Storage Insider: Should file servers be trimmed?

Storage Insider: Should file servers be trimmed?

If you like cooking, you may have played the same game that I sometimes play while waiting in line at the grocery store: Checking out what other shoppers have in their baskets and trying to guess what meals they have in mind.

Silly? Perhaps, but it's better than reading the tabloids. Watching storage vendors often triggers in me the same type of curiosity to figure out what's cooking - that is, in terms of their acquisitions.

The latest vendor to get me guessing is Cisco with its recent one-two punch of NeoPath and WebEx. Those two acquisitions both suggest an expansion of Cisco's menu beyond the traditional data transport focus.

I won't speculate on what Cisco plans to do with WebEx but, looking at NeoPath, I see a more elaborate dish in the making than just file virtualisation. The "secret ingredient" that NeoPath brings to the table is policy-driven file administration, a powerful feature that can save money and add superb flexibility to storage management.

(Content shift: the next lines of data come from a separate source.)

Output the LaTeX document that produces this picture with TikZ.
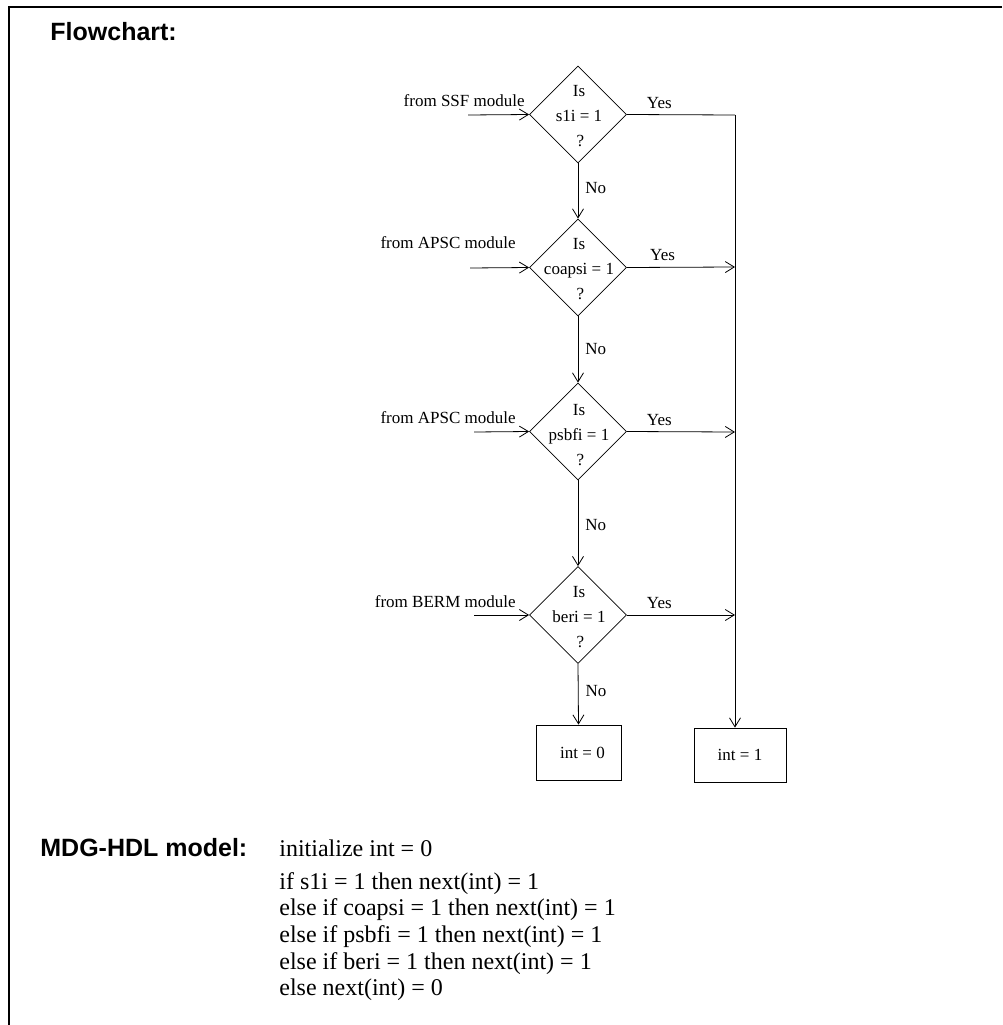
\documentclass[tikz,border=0pt]{standalone}
\usepackage{fontspec}
\setmainfont{Liberation Serif}
\newfontfamily\headfont{Liberation Sans}
\usetikzlibrary{shapes.geometric,arrows.meta}

\begin{document}
\begin{tikzpicture}[x=1pt,y=-1pt,
  every path/.style={line width=0.8pt},
  decision/.style={draw,diamond,minimum width=97pt,minimum height=97pt,inner sep=0pt},
  dtext/.style={align=center,inner sep=0pt,font=\fontsize{17}{25}\selectfont},
  result/.style={draw,rectangle,inner sep=0pt,font=\fontsize{17}{20}\selectfont},
  lbl/.style={inner sep=0pt,font=\fontsize{17}{20}\selectfont},
  head/.style={inner sep=0pt,anchor=west,font=\headfont\bfseries\fontsize{25}{30}\selectfont},
  code/.style={inner sep=0pt,align=left,font=\fontsize{24}{26.6}\selectfont},
  flow/.style={-{Straight Barb[length=9pt,width=11pt]}},
  frame/.style={line width=2pt}
]
\useasboundingbox (0,0) rectangle (1002,1025);

% open frame: top and left edges
\coordinate (ftl) at (9,7);
\coordinate (ftr) at (1002,7);
\coordinate (fbl) at (9,1025);
\draw[frame] (ftr) -- (ftl) -- (fbl);

% headings
\node[head] (hflow) at (50,32) {Flowchart:};
\node[head] (hmdg) at (40,848) {MDG-HDL model:};

% decisions
\node[decision] (d1) at (578,114.5) {};
\node[decision] (d2) at (578,267.5) {};
\node[decision] (d3) at (578,431.5) {};
\node[decision] (d4) at (578,615) {};
\node[dtext] (t1) at (579,116) {Is\\s1i = 1\\\,?};
\node[dtext] (t2) at (579,269) {Is\\coapsi = 1\\\,?};
\node[dtext] (t3) at (579,435) {Is\\psbfi = 1\\\,?};
\node[dtext] (t4) at (579,617) {Is\\beri = 1\\\,?};

% results
\node[result,minimum width=85pt,minimum height=55pt] (b0) at (578.5,752.5) {\hspace*{8pt}int = 0};
\node[result,minimum width=92pt,minimum height=54pt] (b1) at (740,755) {int = 1};

% incoming signals
\coordinate (s1) at (468,115);
\coordinate (s2) at (470,268);
\coordinate (s3) at (474,432);
\coordinate (s4) at (474,615);
\node[lbl,anchor=east] (l1) at (525,101) {from SSF module};
\node[lbl,anchor=east] (l2) at (516,243) {from APSC module};
\node[lbl,anchor=east] (l3) at (516,418) {from APSC module};
\node[lbl,anchor=east] (l4) at (516,602) {from BERM module};
\draw[flow] (s1) -- (d1.west);
\draw[flow] (s2) -- (d2.west);
\draw[flow] (s3) -- (d3.west);
\draw[flow] (s4) -- (d4.west);

% "No" branches
\draw[flow] (d1.south) -- node[lbl,right=7pt,pos=0.45] {No} (d2.north);
\draw[flow] (d2.south) -- node[lbl,right=7pt,pos=0.5] {No} (d3.north);
\draw[flow] (d3.south) -- node[lbl,right=7pt,pos=0.52] {No} (d4.north);
\draw[flow] (d4.south) -- node[lbl,right=7pt,pos=0.45] {No} (b0.north);

% "Yes" branches into the common line
\coordinate (c1) at (735,115);
\coordinate (j2) at (735,267);
\coordinate (j3) at (735,432);
\coordinate (j4) at (735,615);
\draw (d1.east) -- node[lbl,above=6pt,pos=0.3] {Yes} (c1);
\draw[flow] (c1) -- (c1 |- b1.north);
\draw[flow] (d2.east) -- node[lbl,above=6pt,pos=0.33] {Yes} (j2);
\draw[flow] (d3.east) -- node[lbl,above=6pt,pos=0.3] {Yes} (j3);
\draw[flow] (d4.east) -- node[lbl,above=6pt,pos=0.3] {Yes} (j4);

% MDG-HDL description
\node[code,anchor=west] (c0) at (279,848) {initialize int = 0};
\node[code,anchor=north west] (cbody) at (279,872) {if s1i = 1 then next(int) = 1\\
else if coapsi = 1 then next(int) = 1\\
else if psbfi = 1 then next(int) = 1\\
else if beri = 1 then next(int) = 1\\
else next(int) = 0};
\end{tikzpicture}
\end{document}
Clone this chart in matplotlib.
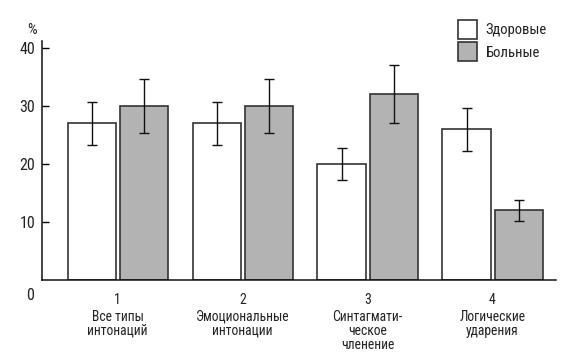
import matplotlib
matplotlib.use("Agg")
import matplotlib.pyplot as plt
import numpy as np

plt.rcParams['font.family'] = ['Roboto Condensed', 'DejaVu Sans']

groups = ["1", "2", "3", "4"]
group_names = ["Все типы\nинтонаций", "Эмоциональные\nинтонации",
               "Синтагмати-\nческое\nчленение", "Логические\nударения"]
healthy = [27, 27, 20, 26]
healthy_err = [3.7, 3.7, 2.8, 3.7]
sick = [30, 30, 32, 12]
sick_err = [4.6, 4.6, 5.0, 1.8]
series_names = ["Здоровые", "Больные"]
yticks = [10, 20, 30, 40]

W, H = 581, 359
fig = plt.figure(figsize=(W / 100, H / 100), dpi=100)
ax = fig.add_axes([42 / W, (H - 280) / H, (556 - 42) / W, (280 - 41) / H])

x = np.arange(1, len(groups) + 1)
bw = 0.384
off = 0.208
edge = '#333333'
txtc = '#222222'
ax.bar(x - off, healthy, bw, color='white', edgecolor=edge, linewidth=1.2,
       label=series_names[0], zorder=2)
ax.bar(x + off, sick, bw, color='#b3b3b3', edgecolor=edge, linewidth=1.2,
       label=series_names[1], zorder=2)
ax.errorbar(x - off, healthy, yerr=healthy_err, fmt='none', ecolor='#111111',
            elinewidth=1.0, capsize=3.3, capthick=1.0, zorder=3)
ax.errorbar(x + off, sick, yerr=sick_err, fmt='none', ecolor='#111111',
            elinewidth=1.0, capsize=3.3, capthick=1.0, zorder=3)

ax.set_xlim(0.396, 4.508)
ax.set_ylim(0, 41.2)
for s in ['top', 'right']:
    ax.spines[s].set_visible(False)
for s in ['left', 'bottom']:
    ax.spines[s].set_linewidth(1.1)
    ax.spines[s].set_color('#111111')

ax.set_yticks(yticks)
ax.set_yticklabels([str(v) for v in yticks], fontsize=11.5, color=txtc)
ax.tick_params(axis='y', direction='in', length=5, width=1.0, pad=5)
ax.set_xticks(x)
ax.set_xticklabels(groups, fontsize=10, color=txtc)
ax.tick_params(axis='x', length=0, pad=9)

for xi, nm in zip(x, group_names):
    ax.annotate(nm, xy=(xi, 0), xycoords=('data', 'axes fraction'),
                xytext=(0, -21.5), textcoords='offset points',
                ha='center', va='top', fontsize=9.8, color=txtc,
                linespacing=1.0)

fig.text(30 / W, 1 - 296 / H, "0", fontsize=11.5, ha='center', va='center', color=txtc)
fig.text(32 / W, 1 - 30 / H, "%", fontsize=11, ha='center', va='center', color=txtc)

leg = ax.legend(loc='upper left', bbox_to_anchor=(458 / W, 1 - 20 / H),
                bbox_transform=fig.transFigure, frameon=False, fontsize=10.5,
                handlelength=1.3, handleheight=1.63, handletextpad=0.6,
                labelspacing=0.22, borderpad=0, borderaxespad=0)
for t in leg.get_texts():
    t.set_color(txtc)

fig.savefig("out.png", dpi=100)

Here's why: You may have millions of files parked on expensive first-tier storage that is getting full. Using policy-driven file migration, you can move those files to a less expensive storage tier using criteria based on, say, size, age, and content, and postpone (or avoid altogether) purchasing additional, more expensive arrays.

Will users be affected by that move? Not if you are using solutions such as NeoPath's SMARTtouch, which provides seamless redirection from the old file location to the new one. Users may not even notice that their files have been moved.

If you think that policy-driven file management is just nice to have but not a critical feature, consider that EMC made it a priority to add a similar capability to its newly acquired file virtualization technology from Rainfinity. I'll wait to see how Cisco plays the NeoPath card, but to get the data migration features of EMC Rainfinity, you need to purchase that solution and comply with all its hardware requirements.

If buying more expensive hardware is not in your customers' plans, be aware that an Australian start-up, Moonwalk, has developed a software-only solution that enables policy-driven file management without adding more hardware to a data centre. In fact, Moonwalk 6.0 is based on lightweight, small-footprint agents that, driven by a centralised schedule and a set of rules, identify files that should be moved elsewhere using typical metadata attributes.

Moonwalk uses a HTTP-based management console, where you define your source and target directories. From the same GUI, you create rules to select files according to criteria such as how old they are, how recently they were accessed, the filename, or the file type.

You can make a policy by applying one or more rules to selected source and destination directories. Moreover, by creating tasks, you can finally put those policies to work according to a schedule. After that, just sit back and watch your primary storage slim down as those files fl y automatically to their new home.

Moving files from Novell Netware and Windows servers creates placeholders (also called "stubs") that make the change seamless to users. According to Moonwalk, a similar feature should shortly become available for Linux and Unix. The purpose of leaving a stub when moving a file is twofold. First of all, it's a reminder that your file was once there and has moved elsewhere. Perhaps more important, the stub also acts as a teleport station: click it, and the system will immediately open the destination directory and provide access to the original file.

I also find it interesting that Moonwalk can use specialised connectors (called "plug-ins") to write files to non-conventional architectures, such as the EMC Centera, which creates an easy migration path for archiving files to more secure platforms. Moonwalk starts at about $US4000 per node, a cost that can be easily justified with the savings you'll have from putting your storage on a diet. I'd say it's worth checking out this new start-up (the company provides a free trial) before purchasing more storage.